Protein A/G is a recombinant fusion protein that combines IgG binding domains of both protein A and protein G. Protein A/G contains four Fc binding domains from protein A and two from protein G, yielding a final mass of 50,460 daltons. The binding of protein A/G is less pH-dependent than protein A, but otherwise has the additive properties of protein A and G.

Protein A/G binds to all subclasses of human IgG, making it useful for purifying polyclonal or monoclonal IgG antibodies whose subclasses have not been determined. In addition, it binds to IgA, IgE, IgM and (to a lesser extent) IgD. Protein A/G also binds to all subclasses of mouse IgG but does not bind mouse IgA, IgM or serum albumin. This allows Protein A/G to be used for purification and detection of mouse monoclonal IgG antibodies, without interference from IgA, IgM and serum albumin. Mouse monoclonal antibodies commonly have a stronger affinity to the chimeric protein A/G than to either protein A or protein G. Protein A/G also has been used for purification of macaque IgG.

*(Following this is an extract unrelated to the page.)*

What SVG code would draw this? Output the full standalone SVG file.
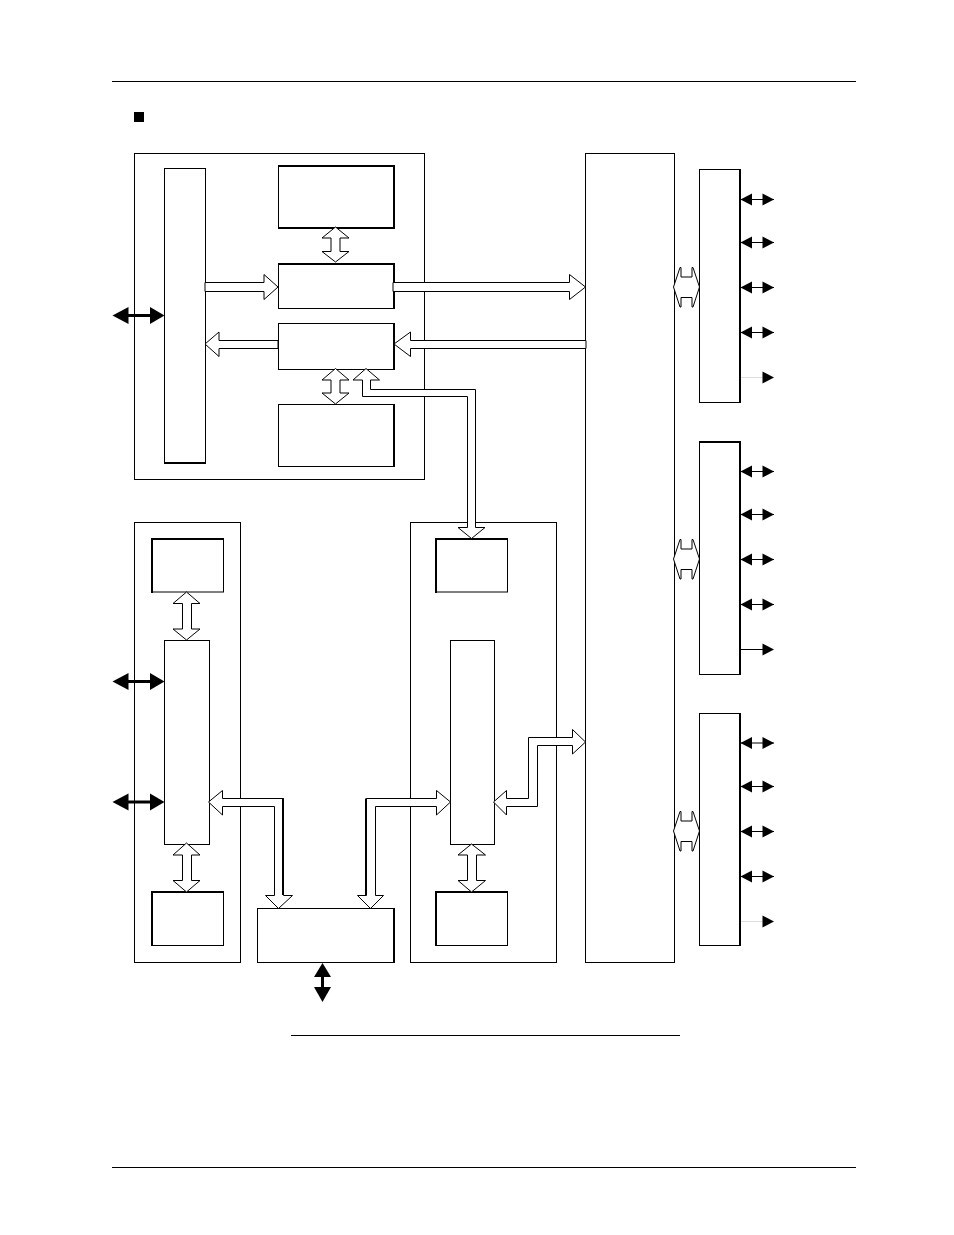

==Other antibody binding proteins==
In addition to protein A/G, other immunoglobulin-binding bacterial proteins such as protein A, protein G and protein L are all commonly used to purify, immobilize or detect immunoglobulins. Each of these immunoglobulin-binding proteins has a different antibody binding profile in terms of the portion of the antibody that is recognized and the species and type of antibodies.